Binarize a NN for raspberry PI

Hello!
I have recently came across TVM as a potential solution for deploying a fast NN to a raspberry PI. However, I am unclear as to how to utilize the optimized bit-reduction system (such as 2 bit binary convs).

I have noted that a PR came in that implements such things but it is not clear to me how to utilize it.

I have successfully ran the autotuner on a RPI using the default configuration but I am not sure how to adapt this process to use fewer bits / more optimization.

Please advise!

Currently there are a few different ways to get to a low precision network. The quantization pass you linked to is usually for “post-training” quantization that will attempt to reduce the precision of a floating point network down to 16 or 8 bits. You can try this out by applying the quantization pass on a floating point model and using AutoTVM to tune the quantized model.

However, below 8 bits, some kind of quantization aware training is usually required. If you already have your own low precision/ultra-low precision model trained, then TVM does have high performance operators for the Raspberry Pi https://github.com/dmlc/tvm/blob/master/topi/python/topi/arm_cpu/bitserial_conv2d.py.
CC @cowanmeg

@eqy Thank you for this information.
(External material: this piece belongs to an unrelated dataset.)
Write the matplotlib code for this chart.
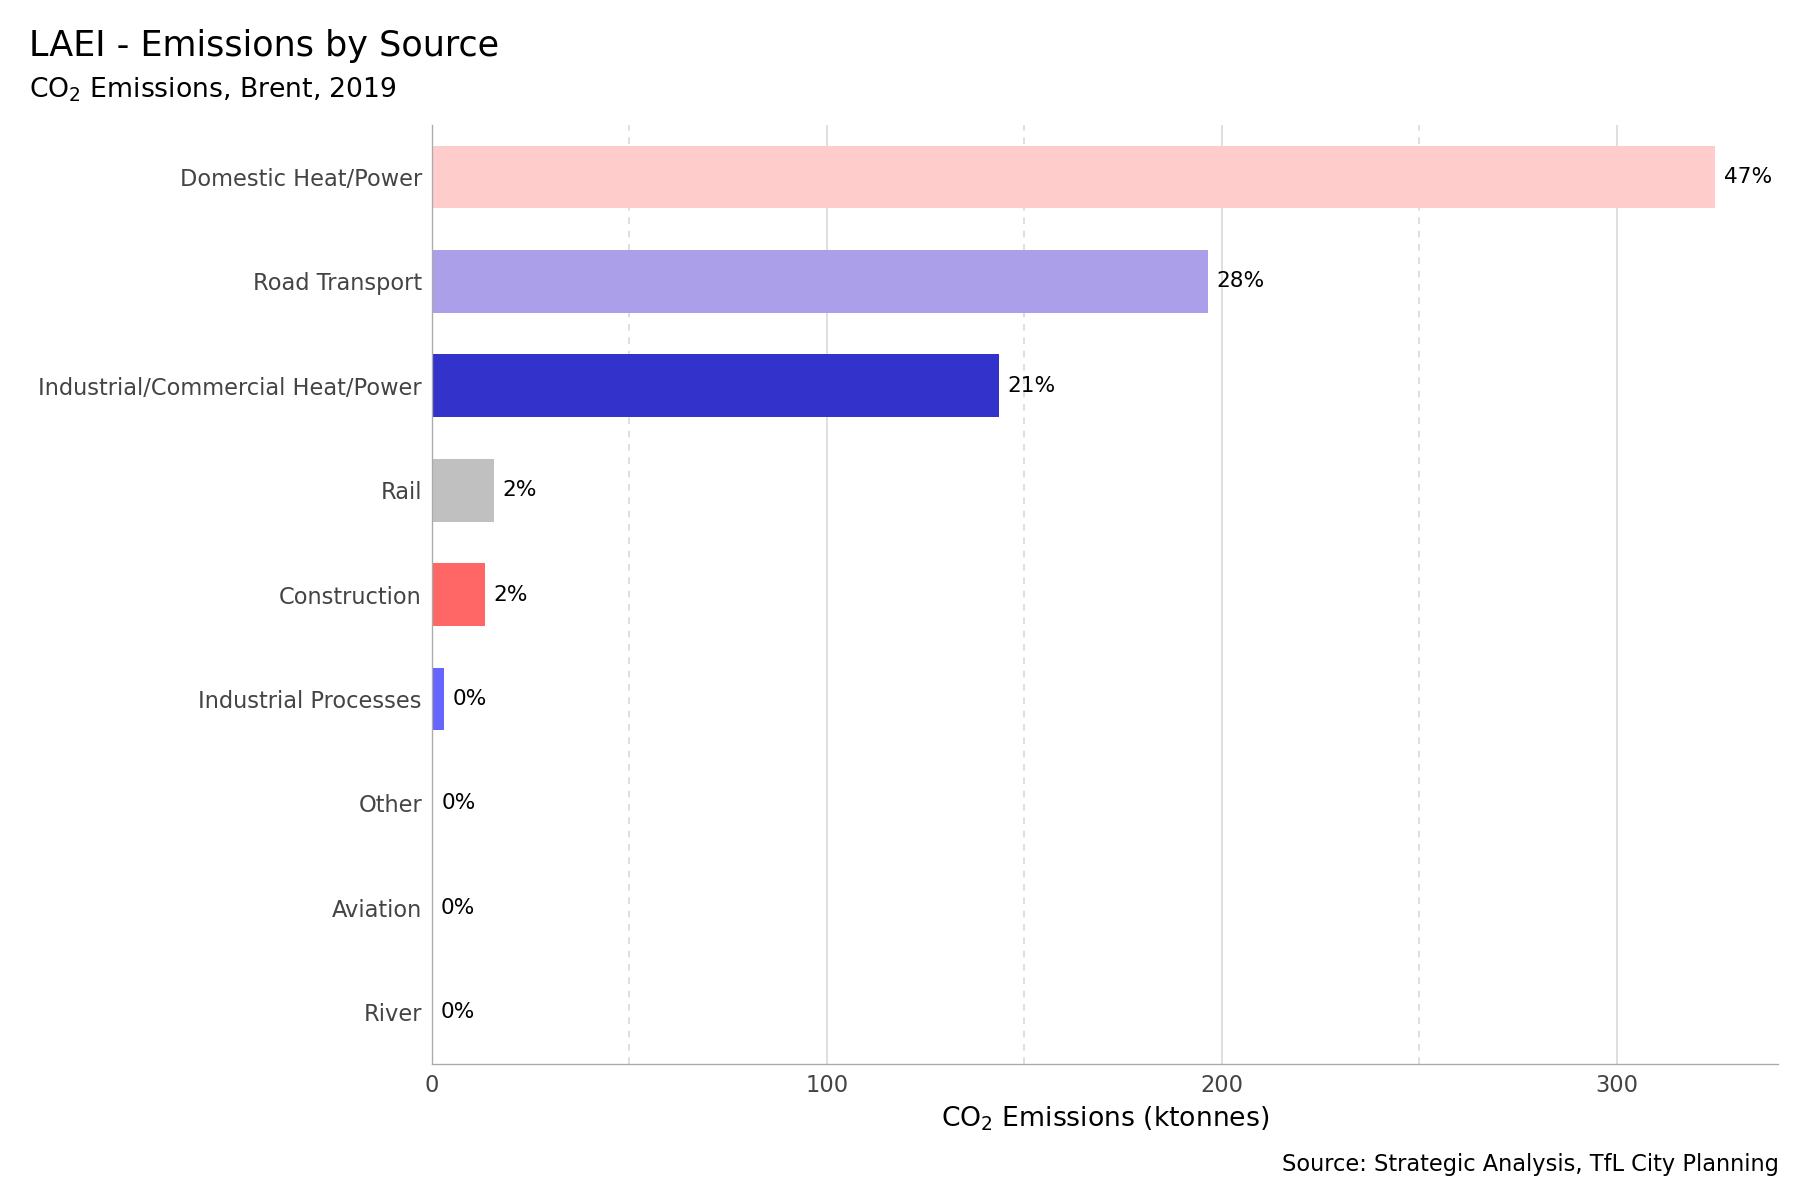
import matplotlib.pyplot as plt

categories = ["Domestic Heat/Power", "Road Transport", "Industrial/Commercial Heat/Power",
              "Rail", "Construction", "Industrial Processes", "Other", "Aviation", "River"]
values = [325.0, 196.5, 143.6, 15.7, 13.4, 3.0, 0.2, 0.1, 0.05]
labels = ["47%", "28%", "21%", "2%", "2%", "0%", "0%", "0%", "0%"]
colors = ["#ffcccc", "#aa9fe8", "#3333cc", "#c0c0c0", "#ff6666", "#6666ff",
          "#ffcccc", "#aa9fe8", "#3333cc"]

fig = plt.figure(figsize=(15, 10), dpi=120)
ax = fig.add_axes([0.24, 0.113, 0.748, 0.783])

y = list(range(len(categories)))[::-1]
ax.barh(y, values, height=0.6, color=colors, zorder=2)
for yi, v, lab in zip(y, values, labels):
    ax.text(v + 2.2, yi, lab, va="center", ha="left", fontsize=13, color="black")

ax.set_xlim(0, 341)
ax.set_ylim(-0.5, len(categories) - 0.5)
ax.set_yticks(y)
ax.set_yticklabels(categories, fontsize=13.5, color="#444444")
ax.set_xticks([0, 100, 200, 300])
ax.set_xticks([50, 150, 250], minor=True)
ax.tick_params(axis="x", which="both", length=0, labelsize=13.5, labelcolor="#444444", pad=6)
ax.tick_params(axis="y", length=0, pad=6)
ax.grid(axis="x", which="major", color="#d9d9d9", lw=1, zorder=0)
ax.grid(axis="x", which="minor", color="#d9d9d9", lw=1, ls=(0, (4, 4)), zorder=0)
for s in ["top", "right"]:
    ax.spines[s].set_visible(False)
for s in ["left", "bottom"]:
    ax.spines[s].set_color("#aaaaaa")
ax.set_xlabel("CO$_2$ Emissions (ktonnes)", fontsize=16, labelpad=4)

fig.text(0.016, 0.962, "LAEI - Emissions by Source", fontsize=21, va="center")
fig.text(0.016, 0.925, "CO$_2$ Emissions, Brent, 2019", fontsize=16, va="center")
fig.text(0.988, 0.03, "Source: Strategic Analysis, TfL City Planning", fontsize=13.5,
         ha="right", va="center")

fig.savefig("out.png", dpi=120)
How does one actually apply this into a network; is there a tutorial I missed which outlines how to incorporate topi into a pretrained neural network, such as in the example, “tune_relay_arm.py”?

I really appreciate your patience as I am quite new to TVM and only understand the system at a very high level.

Right now we only support topi operators for convolution and dense operators, and working towards adding end to end support, so that Relay can use these operators.

Most of the pretrained binary neural networks in other frameworks use custom operators to handle the binary convolutions and dense operators, so deploying them on tvm requires a little bit more engineering work to properly handle the custom operator.

1 Like